Saturday, August 13, 2005


I couldn't resist this analysis from Instapundit. Great Job!

BANKRUPTCY BOONDOGGLE Delta Airlines is setting up the financing it will need to declare bankruptcy.
Industries such as airlines and telecoms with high fixed costs (i.e., it doesn't cost them very much to carry an extra passenger or data byte; their costs are mostly concentrated in things that cost them money whether they have any customers or not, such as planes or switching equipment) tend to experience serial bankruptcies. The problem is that once one big player has declared bankruptcy, and emerged with its costs lowered, it can charge less than its competitors, who promptly start hemhorraging money until they are forced into bankruptcy. In the case of airlines, the problems are compounded by the legacy of high labour costs, left over from the days when airlines were highly regulated, and as a consequence, highly uncompetitive.
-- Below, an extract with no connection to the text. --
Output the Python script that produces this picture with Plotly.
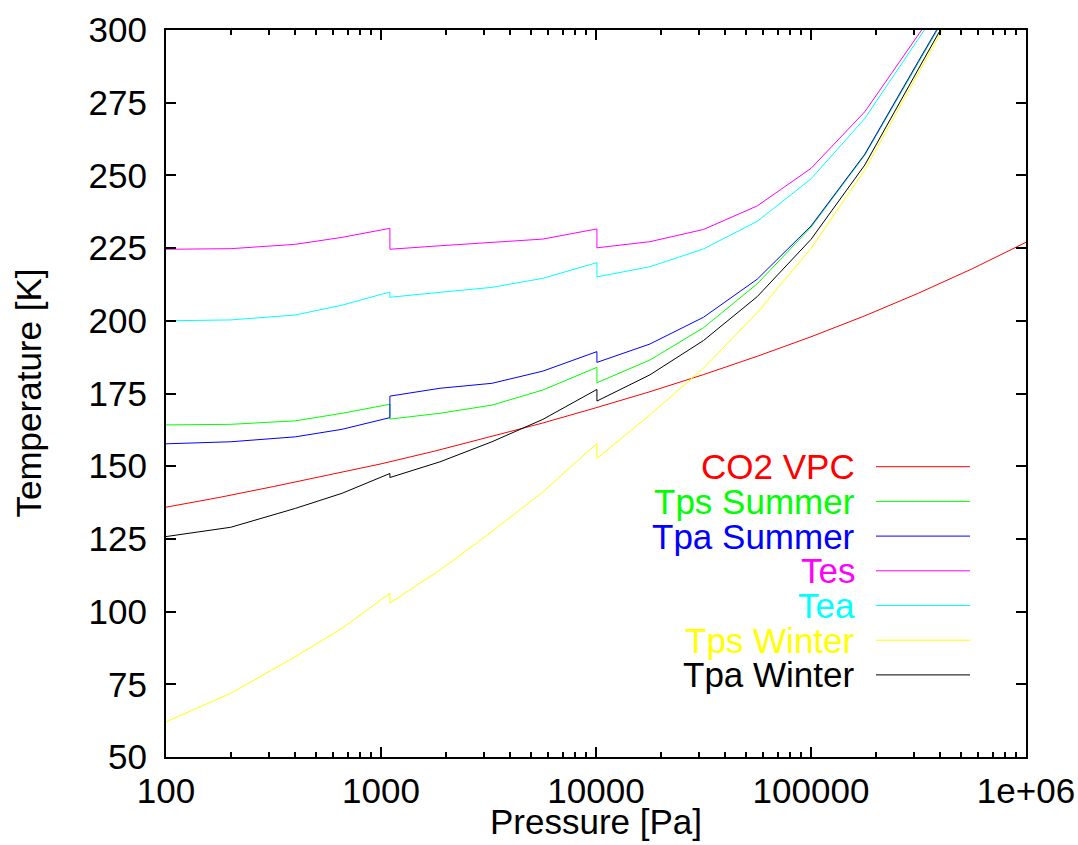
import plotly.graph_objects as go

# Pressure grid [Pa] (duplicate values = discontinuities)
pressure = [100, 200, 400, 660, 1100, 1100, 1880, 3280, 5660, 10100, 10100,
            17800, 31600, 56200, 100000, 178000, 316000, 562000]

tps_summer = [164.2, 164.4, 165.6, 168.2, 171.3, 166.2, 168.2, 171.0, 176.2, 184.0, 178.7,
              186.5, 197.6, 212.7, 232.2, 257.0, 288.8, 320.6]
tpa_summer = [157.7, 158.4, 160.1, 162.7, 166.7, 174.1, 176.8, 178.5, 182.7, 189.4, 185.7,
              192.0, 201.2, 214.3, 232.6, 257.3, 289.3, 321.0]
tes = [224.6, 224.8, 226.3, 228.7, 231.8, 224.6, 225.8, 227.0, 228.1, 231.6, 225.1,
       227.2, 231.4, 239.5, 252.4, 271.9, 298.6, 325.0]
tea = [200.0, 200.3, 202.0, 205.4, 209.9, 208.1, 209.8, 211.5, 214.6, 220.0, 215.1,
       218.6, 224.7, 234.2, 248.8, 269.6, 297.0, 324.3]
tps_winter = [62.1, 71.9, 84.5, 94.3, 106.3, 102.9, 114.3, 127.5, 141.2, 157.8, 152.7,
              167.6, 183.7, 202.8, 224.9, 251.9, 285.2, 318.5]
tpa_winter = [125.8, 129.0, 135.5, 140.7, 147.5, 146.1, 151.5, 158.4, 166.1, 176.4, 172.4,
              181.4, 193.2, 208.3, 228.0, 253.6, 286.6, 319.5]

# CO2 vapour pressure curve
co2_pressure = [100, 178, 316, 562, 1000, 1778, 3162, 5623, 10000, 17783, 31623,
                56234, 100000, 177828, 316228, 562341, 1000000]
co2_vpc = [135.9, 139.3, 143.0, 146.8, 150.8, 155.2, 159.9, 164.8, 170.1, 175.6, 181.5,
           187.8, 194.5, 201.7, 209.5, 217.9, 227.0]

series_names = ["CO2 VPC", "Tps Summer", "Tpa Summer", "Tes", "Tea", "Tps Winter", "Tpa Winter"]
series_colors = ["#ff0000", "#00ff00", "#0000ff", "#ff00ff", "#00ffff", "#ffff00", "#000000"]
series_x = [co2_pressure, pressure, pressure, pressure, pressure, pressure, pressure]
series_y = [co2_vpc, tps_summer, tpa_summer, tes, tea, tps_winter, tpa_winter]

x_tickvals = [100, 1000, 10000, 100000, 1000000]
x_ticktext = ["100", "1000", "10000", "100000", "1e+06"]
y_tickvals = [50, 75, 100, 125, 150, 175, 200, 225, 250, 275, 300]

FONT = "Liberation Sans, Arial, sans-serif"
FS = 35

fig = go.Figure()
for name, col, xs, ys in zip(series_names, series_colors, series_x, series_y):
    fig.add_trace(go.Scatter(x=xs, y=ys, mode="lines", name=name,
                             line=dict(color=col, width=1), showlegend=False))

# gnuplot-style key: right-aligned coloured text, sample line to the right
W, H = 1078, 845
L, R, T, B = 166, 52, 30, 88
pw, ph = W - L - R, H - T - B
row_y = [466.7, 501.4, 536.1, 570.8, 605.5, 640.2, 674.9]
for name, col, yy in zip(series_names, series_colors, row_y):
    yp = (H - B - yy) / ph
    fig.add_annotation(x=(856 - L) / pw, y=yp, xref="paper", yref="paper",
                       text=name, showarrow=False, xanchor="right", yanchor="middle",
                       borderpad=0, font=dict(family=FONT, size=FS, color=col))
    fig.add_shape(type="line", xref="paper", yref="paper",
                  x0=(876 - L) / pw, x1=(970 - L) / pw, y0=yp, y1=yp,
                  line=dict(color=col, width=1))

fig.add_annotation(x=0.5, y=(H - B - 821) / ph, xref="paper", yref="paper",
                   text="Pressure [Pa]", showarrow=False, xanchor="center", yanchor="middle",
                   borderpad=0, font=dict(family=FONT, size=FS, color="black"))
fig.add_annotation(x=(28 - L) / pw, y=0.5, xref="paper", yref="paper",
                   text="Temperature [K]", showarrow=False, textangle=-90,
                   xanchor="center", yanchor="middle",
                   font=dict(family=FONT, size=FS, color="black"))

axis_common = dict(showgrid=False, zeroline=False, showline=True, linecolor="black",
                   linewidth=2, mirror="allticks", ticks="inside", ticklen=10,
                   tickwidth=2, tickcolor="black", automargin=False,
                   tickfont=dict(family=FONT, size=FS, color="black"))

fig.update_xaxes(type="log", range=[2, 6], tickvals=x_tickvals, ticktext=x_ticktext,
                 ticklabelstandoff=2,
                 minor=dict(ticks="inside", ticklen=5, tickwidth=2, tickcolor="black",
                            dtick="D1", showgrid=False),
                 **axis_common)
fig.update_yaxes(range=[50, 300], tickvals=y_tickvals, ticklabelstandoff=10, **axis_common)

fig.update_layout(width=W, height=H, margin=dict(l=L, r=R, t=T, b=B, autoexpand=False),
                  plot_bgcolor="white", paper_bgcolor="white",
                  font=dict(family=FONT, size=FS, color="black"))

fig.write_html("out.html")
They promised benefits and pensions that are not sustainable in a more competitive environment . . . and developed rather poisonous relations with their unions, which (along with cluelessness and greed on the union side) make it hard to profitably restructure unless a bankruptcy judge forces changes down the union's throat.
Add to that what a general pain in the ass flying has become (security delays are making trains and automobiles highly time-competitive in my neck of the woods), and you can expect to see more companies follow Delta.